— START Records for processing —

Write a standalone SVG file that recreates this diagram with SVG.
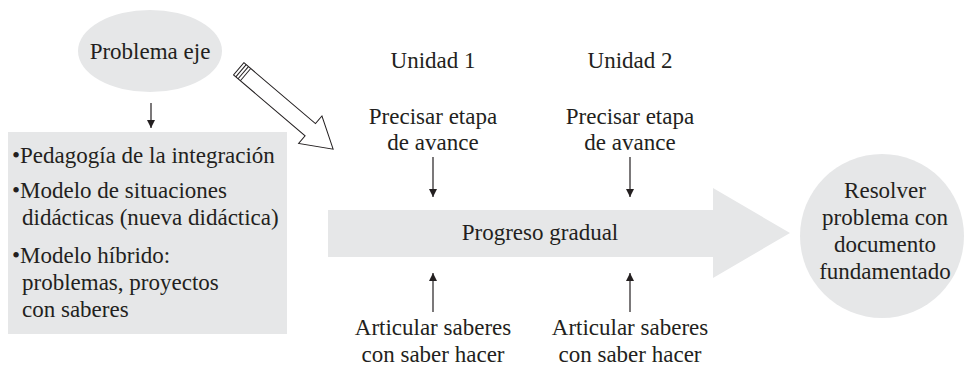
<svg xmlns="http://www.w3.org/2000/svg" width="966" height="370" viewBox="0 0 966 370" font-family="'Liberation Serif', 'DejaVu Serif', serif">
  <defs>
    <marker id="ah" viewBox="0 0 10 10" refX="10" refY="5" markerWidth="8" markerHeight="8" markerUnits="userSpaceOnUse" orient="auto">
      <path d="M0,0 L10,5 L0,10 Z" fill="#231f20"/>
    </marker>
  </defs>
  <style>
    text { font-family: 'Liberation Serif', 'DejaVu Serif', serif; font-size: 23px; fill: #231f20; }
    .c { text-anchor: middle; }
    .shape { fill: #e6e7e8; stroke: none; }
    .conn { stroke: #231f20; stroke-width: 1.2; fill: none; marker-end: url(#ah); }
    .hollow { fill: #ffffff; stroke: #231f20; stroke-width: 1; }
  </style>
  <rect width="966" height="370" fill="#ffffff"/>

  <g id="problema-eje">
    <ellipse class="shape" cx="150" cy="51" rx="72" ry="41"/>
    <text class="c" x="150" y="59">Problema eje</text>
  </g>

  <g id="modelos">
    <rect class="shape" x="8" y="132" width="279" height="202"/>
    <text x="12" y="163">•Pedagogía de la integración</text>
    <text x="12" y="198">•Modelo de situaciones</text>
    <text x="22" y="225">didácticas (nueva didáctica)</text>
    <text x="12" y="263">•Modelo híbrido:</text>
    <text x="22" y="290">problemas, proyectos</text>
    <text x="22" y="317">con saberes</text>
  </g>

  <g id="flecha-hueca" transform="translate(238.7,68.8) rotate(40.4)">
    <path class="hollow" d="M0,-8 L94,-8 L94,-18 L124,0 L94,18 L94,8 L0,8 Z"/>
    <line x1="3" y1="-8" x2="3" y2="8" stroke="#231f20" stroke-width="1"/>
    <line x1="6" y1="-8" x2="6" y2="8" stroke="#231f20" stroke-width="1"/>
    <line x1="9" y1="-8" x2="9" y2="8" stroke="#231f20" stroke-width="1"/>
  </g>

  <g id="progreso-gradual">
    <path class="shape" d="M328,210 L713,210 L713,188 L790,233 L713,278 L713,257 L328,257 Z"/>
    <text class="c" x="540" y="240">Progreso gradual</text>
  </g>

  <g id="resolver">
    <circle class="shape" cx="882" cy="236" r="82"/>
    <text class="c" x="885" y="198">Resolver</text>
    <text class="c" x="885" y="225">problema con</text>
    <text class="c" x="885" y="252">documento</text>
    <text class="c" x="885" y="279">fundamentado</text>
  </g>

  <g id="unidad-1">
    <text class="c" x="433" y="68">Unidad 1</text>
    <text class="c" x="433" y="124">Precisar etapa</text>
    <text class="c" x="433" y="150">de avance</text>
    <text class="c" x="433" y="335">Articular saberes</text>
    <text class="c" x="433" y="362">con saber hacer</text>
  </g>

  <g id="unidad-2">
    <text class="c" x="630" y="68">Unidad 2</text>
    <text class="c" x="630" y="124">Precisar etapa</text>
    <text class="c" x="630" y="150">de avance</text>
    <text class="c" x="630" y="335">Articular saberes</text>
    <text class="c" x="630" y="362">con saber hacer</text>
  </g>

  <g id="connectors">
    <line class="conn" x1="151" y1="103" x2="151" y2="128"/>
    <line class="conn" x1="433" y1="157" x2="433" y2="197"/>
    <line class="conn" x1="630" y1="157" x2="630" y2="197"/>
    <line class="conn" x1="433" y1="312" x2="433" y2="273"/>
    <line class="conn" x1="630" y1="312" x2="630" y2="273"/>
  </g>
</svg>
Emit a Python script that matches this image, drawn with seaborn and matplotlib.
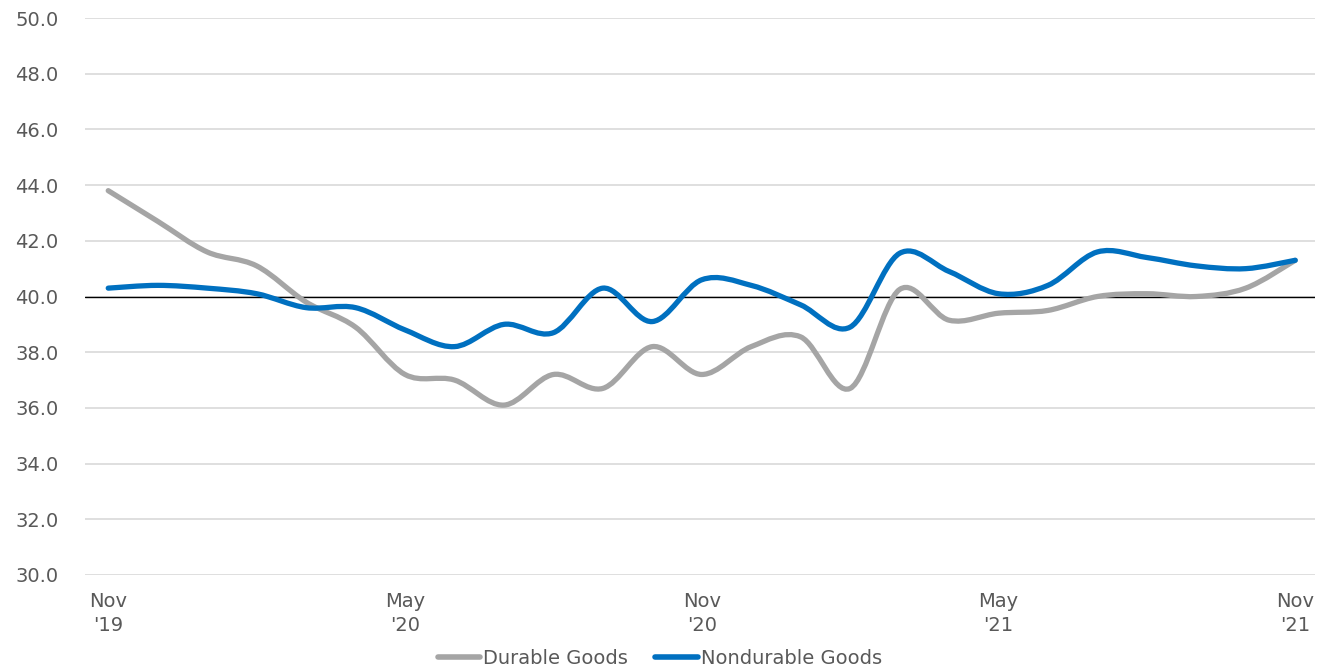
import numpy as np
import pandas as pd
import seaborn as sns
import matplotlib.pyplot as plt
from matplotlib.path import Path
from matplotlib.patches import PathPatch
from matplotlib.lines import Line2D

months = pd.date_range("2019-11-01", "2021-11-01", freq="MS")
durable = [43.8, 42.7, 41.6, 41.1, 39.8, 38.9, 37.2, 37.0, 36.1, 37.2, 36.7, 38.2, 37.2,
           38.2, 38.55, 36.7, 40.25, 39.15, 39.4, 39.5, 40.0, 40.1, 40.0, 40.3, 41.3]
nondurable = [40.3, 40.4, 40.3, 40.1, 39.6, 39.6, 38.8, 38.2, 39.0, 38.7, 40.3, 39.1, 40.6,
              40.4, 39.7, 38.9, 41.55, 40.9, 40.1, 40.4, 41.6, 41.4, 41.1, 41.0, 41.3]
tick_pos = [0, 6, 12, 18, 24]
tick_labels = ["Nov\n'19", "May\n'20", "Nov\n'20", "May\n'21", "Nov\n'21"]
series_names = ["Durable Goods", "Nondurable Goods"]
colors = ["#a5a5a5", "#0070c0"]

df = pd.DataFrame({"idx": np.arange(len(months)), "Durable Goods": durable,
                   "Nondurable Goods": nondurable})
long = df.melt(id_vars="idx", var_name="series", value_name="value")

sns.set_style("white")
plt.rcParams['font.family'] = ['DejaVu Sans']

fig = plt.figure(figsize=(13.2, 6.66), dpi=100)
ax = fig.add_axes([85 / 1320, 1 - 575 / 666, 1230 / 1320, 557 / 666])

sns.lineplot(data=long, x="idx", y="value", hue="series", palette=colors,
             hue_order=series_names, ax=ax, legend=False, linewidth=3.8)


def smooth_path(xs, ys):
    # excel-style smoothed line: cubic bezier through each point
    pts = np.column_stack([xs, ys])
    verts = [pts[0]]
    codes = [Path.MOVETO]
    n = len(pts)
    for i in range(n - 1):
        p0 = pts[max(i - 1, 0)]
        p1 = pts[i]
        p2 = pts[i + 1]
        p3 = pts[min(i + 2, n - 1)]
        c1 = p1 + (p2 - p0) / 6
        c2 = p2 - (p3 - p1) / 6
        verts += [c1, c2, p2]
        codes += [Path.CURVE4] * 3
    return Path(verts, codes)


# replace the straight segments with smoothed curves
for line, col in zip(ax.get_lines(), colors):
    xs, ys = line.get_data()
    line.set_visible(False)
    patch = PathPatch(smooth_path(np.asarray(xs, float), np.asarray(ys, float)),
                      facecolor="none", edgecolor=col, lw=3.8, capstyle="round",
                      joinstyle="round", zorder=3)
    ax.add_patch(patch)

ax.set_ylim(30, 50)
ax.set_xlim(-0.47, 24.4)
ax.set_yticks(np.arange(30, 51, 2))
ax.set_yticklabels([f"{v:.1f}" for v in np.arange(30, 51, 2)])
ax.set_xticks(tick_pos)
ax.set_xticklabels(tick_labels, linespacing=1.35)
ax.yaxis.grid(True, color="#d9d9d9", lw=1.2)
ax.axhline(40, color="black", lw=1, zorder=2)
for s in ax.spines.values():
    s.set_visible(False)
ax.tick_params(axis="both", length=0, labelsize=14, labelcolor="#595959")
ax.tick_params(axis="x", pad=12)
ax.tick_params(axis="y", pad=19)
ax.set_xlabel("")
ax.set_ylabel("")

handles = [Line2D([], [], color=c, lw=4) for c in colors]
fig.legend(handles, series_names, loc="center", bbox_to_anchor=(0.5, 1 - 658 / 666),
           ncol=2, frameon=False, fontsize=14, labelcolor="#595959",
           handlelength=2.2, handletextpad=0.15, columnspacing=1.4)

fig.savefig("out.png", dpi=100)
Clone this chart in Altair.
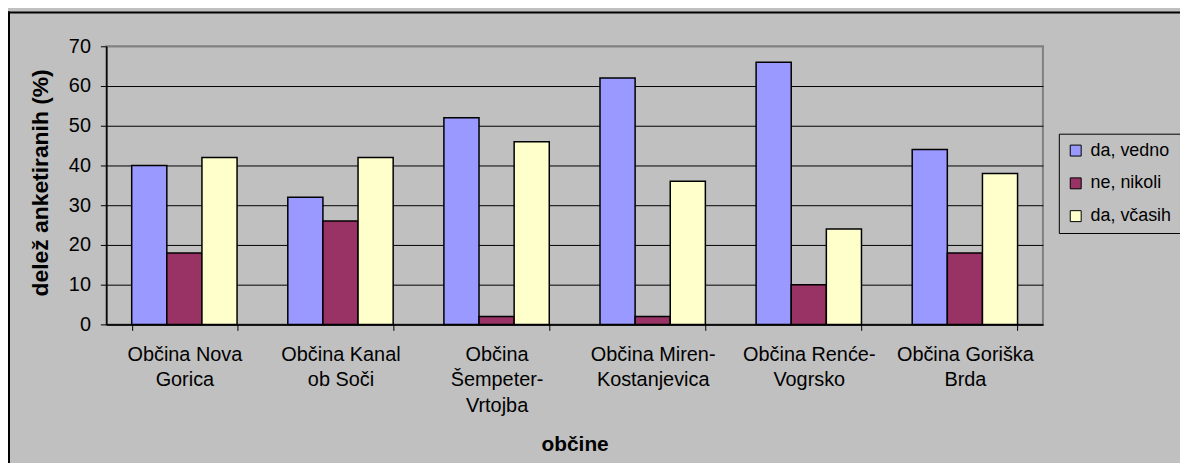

— END Records for processing —

- **Work required**: Leave out the pictures and copy every record above exactly.

- **Response for this exercise**:
Write a standalone SVG file that recreates this diagram with SVG.
<svg xmlns="http://www.w3.org/2000/svg" width="966" height="370" viewBox="0 0 966 370" font-family="'Liberation Serif', 'DejaVu Serif', serif">
  <defs>
    <marker id="ah" viewBox="0 0 10 10" refX="10" refY="5" markerWidth="8" markerHeight="8" markerUnits="userSpaceOnUse" orient="auto">
      <path d="M0,0 L10,5 L0,10 Z" fill="#231f20"/>
    </marker>
  </defs>
  <style>
    text { font-family: 'Liberation Serif', 'DejaVu Serif', serif; font-size: 23px; fill: #231f20; }
    .c { text-anchor: middle; }
    .shape { fill: #e6e7e8; stroke: none; }
    .conn { stroke: #231f20; stroke-width: 1.2; fill: none; marker-end: url(#ah); }
    .hollow { fill: #ffffff; stroke: #231f20; stroke-width: 1; }
  </style>
  <rect width="966" height="370" fill="#ffffff"/>

  <g id="problema-eje">
    <ellipse class="shape" cx="150" cy="51" rx="72" ry="41"/>
    <text class="c" x="150" y="59">Problema eje</text>
  </g>

  <g id="modelos">
    <rect class="shape" x="8" y="132" width="279" height="202"/>
    <text x="12" y="163">•Pedagogía de la integración</text>
    <text x="12" y="198">•Modelo de situaciones</text>
    <text x="22" y="225">didácticas (nueva didáctica)</text>
    <text x="12" y="263">•Modelo híbrido:</text>
    <text x="22" y="290">problemas, proyectos</text>
    <text x="22" y="317">con saberes</text>
  </g>

  <g id="flecha-hueca" transform="translate(238.7,68.8) rotate(40.4)">
    <path class="hollow" d="M0,-8 L94,-8 L94,-18 L124,0 L94,18 L94,8 L0,8 Z"/>
    <line x1="3" y1="-8" x2="3" y2="8" stroke="#231f20" stroke-width="1"/>
    <line x1="6" y1="-8" x2="6" y2="8" stroke="#231f20" stroke-width="1"/>
    <line x1="9" y1="-8" x2="9" y2="8" stroke="#231f20" stroke-width="1"/>
  </g>

  <g id="progreso-gradual">
    <path class="shape" d="M328,210 L713,210 L713,188 L790,233 L713,278 L713,257 L328,257 Z"/>
    <text class="c" x="540" y="240">Progreso gradual</text>
  </g>

  <g id="resolver">
    <circle class="shape" cx="882" cy="236" r="82"/>
    <text class="c" x="885" y="198">Resolver</text>
    <text class="c" x="885" y="225">problema con</text>
    <text class="c" x="885" y="252">documento</text>
    <text class="c" x="885" y="279">fundamentado</text>
  </g>

  <g id="unidad-1">
    <text class="c" x="433" y="68">Unidad 1</text>
    <text class="c" x="433" y="124">Precisar etapa</text>
    <text class="c" x="433" y="150">de avance</text>
    <text class="c" x="433" y="335">Articular saberes</text>
    <text class="c" x="433" y="362">con saber hacer</text>
  </g>

  <g id="unidad-2">
    <text class="c" x="630" y="68">Unidad 2</text>
    <text class="c" x="630" y="124">Precisar etapa</text>
    <text class="c" x="630" y="150">de avance</text>
    <text class="c" x="630" y="335">Articular saberes</text>
    <text class="c" x="630" y="362">con saber hacer</text>
  </g>

  <g id="connectors">
    <line class="conn" x1="151" y1="103" x2="151" y2="128"/>
    <line class="conn" x1="433" y1="157" x2="433" y2="197"/>
    <line class="conn" x1="630" y1="157" x2="630" y2="197"/>
    <line class="conn" x1="433" y1="312" x2="433" y2="273"/>
    <line class="conn" x1="630" y1="312" x2="630" y2="273"/>
  </g>
</svg>
Emit a Python script that matches this image, drawn with seaborn and matplotlib.
import numpy as np
import pandas as pd
import seaborn as sns
import matplotlib.pyplot as plt
from matplotlib.path import Path
from matplotlib.patches import PathPatch
from matplotlib.lines import Line2D

months = pd.date_range("2019-11-01", "2021-11-01", freq="MS")
durable = [43.8, 42.7, 41.6, 41.1, 39.8, 38.9, 37.2, 37.0, 36.1, 37.2, 36.7, 38.2, 37.2,
           38.2, 38.55, 36.7, 40.25, 39.15, 39.4, 39.5, 40.0, 40.1, 40.0, 40.3, 41.3]
nondurable = [40.3, 40.4, 40.3, 40.1, 39.6, 39.6, 38.8, 38.2, 39.0, 38.7, 40.3, 39.1, 40.6,
              40.4, 39.7, 38.9, 41.55, 40.9, 40.1, 40.4, 41.6, 41.4, 41.1, 41.0, 41.3]
tick_pos = [0, 6, 12, 18, 24]
tick_labels = ["Nov\n'19", "May\n'20", "Nov\n'20", "May\n'21", "Nov\n'21"]
series_names = ["Durable Goods", "Nondurable Goods"]
colors = ["#a5a5a5", "#0070c0"]

df = pd.DataFrame({"idx": np.arange(len(months)), "Durable Goods": durable,
                   "Nondurable Goods": nondurable})
long = df.melt(id_vars="idx", var_name="series", value_name="value")

sns.set_style("white")
plt.rcParams['font.family'] = ['DejaVu Sans']

fig = plt.figure(figsize=(13.2, 6.66), dpi=100)
ax = fig.add_axes([85 / 1320, 1 - 575 / 666, 1230 / 1320, 557 / 666])

sns.lineplot(data=long, x="idx", y="value", hue="series", palette=colors,
             hue_order=series_names, ax=ax, legend=False, linewidth=3.8)


def smooth_path(xs, ys):
    # excel-style smoothed line: cubic bezier through each point
    pts = np.column_stack([xs, ys])
    verts = [pts[0]]
    codes = [Path.MOVETO]
    n = len(pts)
    for i in range(n - 1):
        p0 = pts[max(i - 1, 0)]
        p1 = pts[i]
        p2 = pts[i + 1]
        p3 = pts[min(i + 2, n - 1)]
        c1 = p1 + (p2 - p0) / 6
        c2 = p2 - (p3 - p1) / 6
        verts += [c1, c2, p2]
        codes += [Path.CURVE4] * 3
    return Path(verts, codes)


# replace the straight segments with smoothed curves
for line, col in zip(ax.get_lines(), colors):
    xs, ys = line.get_data()
    line.set_visible(False)
    patch = PathPatch(smooth_path(np.asarray(xs, float), np.asarray(ys, float)),
                      facecolor="none", edgecolor=col, lw=3.8, capstyle="round",
                      joinstyle="round", zorder=3)
    ax.add_patch(patch)

ax.set_ylim(30, 50)
ax.set_xlim(-0.47, 24.4)
ax.set_yticks(np.arange(30, 51, 2))
ax.set_yticklabels([f"{v:.1f}" for v in np.arange(30, 51, 2)])
ax.set_xticks(tick_pos)
ax.set_xticklabels(tick_labels, linespacing=1.35)
ax.yaxis.grid(True, color="#d9d9d9", lw=1.2)
ax.axhline(40, color="black", lw=1, zorder=2)
for s in ax.spines.values():
    s.set_visible(False)
ax.tick_params(axis="both", length=0, labelsize=14, labelcolor="#595959")
ax.tick_params(axis="x", pad=12)
ax.tick_params(axis="y", pad=19)
ax.set_xlabel("")
ax.set_ylabel("")

handles = [Line2D([], [], color=c, lw=4) for c in colors]
fig.legend(handles, series_names, loc="center", bbox_to_anchor=(0.5, 1 - 658 / 666),
           ncol=2, frameon=False, fontsize=14, labelcolor="#595959",
           handlelength=2.2, handletextpad=0.15, columnspacing=1.4)

fig.savefig("out.png", dpi=100)
Clone this chart in Altair.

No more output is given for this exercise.